Western Division Dental Hygiene Program

Faculty members and students at the UNMC West Division Dental Hygiene program visit Northfield Elementary School in Gering to provide dental education and instruction to about 300 children.

Lauren McAllister has always been fascinated with teeth.

As a child, she loved brushing her teeth and relished every opportunity to pull out her siblings’ loose teeth. Now, she is close to realizing her dream of becoming a dental hygienist through the UNMC College of Dentistry’s West Division Dental Hygiene Program in Gering, Nebraska.

A western Nebraska kid since the age of 10, McAllister’s only shot at studying dental hygiene is through UNMC’s rural program. With three young children and strong family support in Scottsbluff, the program allows her to live and study in the place she calls home.

“I could not pursue this career if it wasn’t for the West Division program,” she said. “This is home and it’s forever going to be home.”
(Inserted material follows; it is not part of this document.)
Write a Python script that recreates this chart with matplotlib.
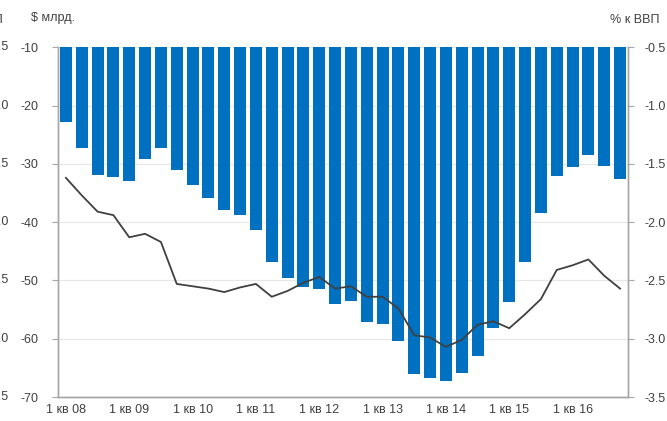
import matplotlib
matplotlib.use("Agg")
import matplotlib.pyplot as plt
import numpy as np

plt.rcParams['font.family'] = ['Liberation Sans', 'DejaVu Sans']

years = ['08', '09', '10', '11', '12', '13', '14', '15', '16']
tick_labels = ['1 кв ' + y for y in years]

bars_bn = [-22.9, -27.2, -31.9, -32.2, -32.9, -29.2, -27.2, -31.0, -33.6, -35.9,
           -38.0, -38.8, -41.3, -46.8, -49.5, -51.2, -51.5, -54.0, -53.5, -57.1,
           -57.5, -60.4, -66.1, -66.8, -67.2, -65.9, -62.9, -58.1, -53.7, -46.8,
           -38.4, -32.0, -30.6, -28.5, -30.4, -32.6]

line_gdp = [-1.62, -1.77, -1.91, -1.94, -2.13, -2.10, -2.17, -2.53, -2.55, -2.57,
            -2.60, -2.56, -2.53, -2.64, -2.59, -2.52, -2.47, -2.57, -2.55, -2.64,
            -2.64, -2.74, -2.97, -2.99, -3.07, -3.01, -2.88, -2.85, -2.91, -2.79,
            -2.66, -2.41, -2.37, -2.32, -2.46, -2.57]

left_ticks = [-10, -20, -30, -40, -50, -60, -70]
right_ticks = [-0.5, -1.0, -1.5, -2.0, -2.5, -3.0, -3.5]

W, H = 667, 421
fig = plt.figure(figsize=(W / 100, H / 100), dpi=100)
ax = fig.add_axes([58 / W, 1 - 397 / H, (628 - 58) / W, (397 - 47.3) / H])
ax2 = ax.twinx()

x = np.arange(len(bars_bn))
base = -10
ax.bar(x, np.array(bars_bn) - base, bottom=base, width=0.75, color='#0070C0', zorder=3)
ax.set_ylim(-70, -10)
ax.set_xlim(-0.5, len(bars_bn) - 0.5)
ax.set_yticks(left_ticks)
ax.set_yticklabels([str(t) for t in left_ticks])
ax.grid(axis='y', color='#e6e6e6', linewidth=0.8, zorder=0)
ax.set_axisbelow(True)
ax.set_xticks(x[::4])
ax.set_xticklabels(tick_labels)

ax2.plot(x, line_gdp, color='#404040', linewidth=1.3, zorder=4)
ax2.set_ylim(-3.5, -0.5)
ax2.set_yticks(right_ticks)
ax2.set_yticklabels([f'{t:.1f}' for t in right_ticks])

for a in (ax, ax2):
    a.spines['top'].set_visible(False)
    for s in ['left', 'right', 'bottom']:
        a.spines[s].set_color('#a6a6a6')
        a.spines[s].set_linewidth(1.0)
    a.tick_params(axis='both', colors='#a6a6a6', labelcolor='#404040',
                  labelsize=9, length=4, width=0.8)
ax.tick_params(axis='x', length=0, pad=5)
ax.tick_params(axis='y', pad=10)
ax2.tick_params(axis='y', pad=8)

fig.text(31 / W, 1 - 18 / H, '$ млрд.', fontsize=9, color='#404040', va='center', ha='left')
fig.text(659 / W, 1 - 20 / H, '% к ВВП', fontsize=9, color='#404040', va='center', ha='right')

# cropped labels of the neighbouring chart at the far left
fig.text(3 / W, 1 - 20 / H, 'ВВП', fontsize=9, color='#404040', va='center', ha='right')
for t, v in zip(right_ticks, left_ticks):
    yy = 47.3 + (v - (-10)) / (-60) * (397 - 47.3)
    fig.text(9 / W, 1 - yy / H, f'{t:.1f}', fontsize=9, color='#404040',
             va='center', ha='right')

fig.savefig('out.png', dpi=100)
After graduation, she plans to remain in the Scottsbluff/Gering area to practice dental hygiene. It’s something many students have in common — more than 80 percent of the program’s recent graduates have remained in rural communities to start their career.

The West Division Dental Hygiene Program began the early 1990s, with the advent of distance education and technology. Since then, it has fulfilled its two-fold mission: To recruit, educate and retain dental hygienists in rural Nebraska, and to provide increased access to dental care in rural Nebraska.

“I personally could not have lived any truer to the mission of this program,” said Nicole Baker, an alum and current faculty member of the program.

A Scottsbluff native, Baker graduated from Gering High School, attended Chadron State College and graduated from UNMC in 2008. She soon joined the program as a faculty member and has taught 10 classes of dental hygiene students.

“I am so grateful for the opportunity this program has given me to become a professional dental hygienist and to teach dental hygiene education in the town I grew up in,” she said.

As the program’s first Kearney Health Opportunities Program (KHOP) student, Erica Ernst is also committed to rural dentistry. She said the dental hygiene program has instilled in her a sense of pride in serving citizens and vulnerable populations in rural communities.

“The program’s impact is a lot bigger than just two faculty members and a few students,” she said.

She pointed to examples like providing free dental care to underserved elementary school children in communities like Banner County and South Dakota’s Pine Ridge Reservation. Hygiene students also provide care at Community Action Partnership of Western Nebraska, one of the few clinics that accepts Medicaid coverage.

“Many people can’t afford to go anywhere else,” Ernst said. “Without this program, I believe the overall health of the community would go down greatly.”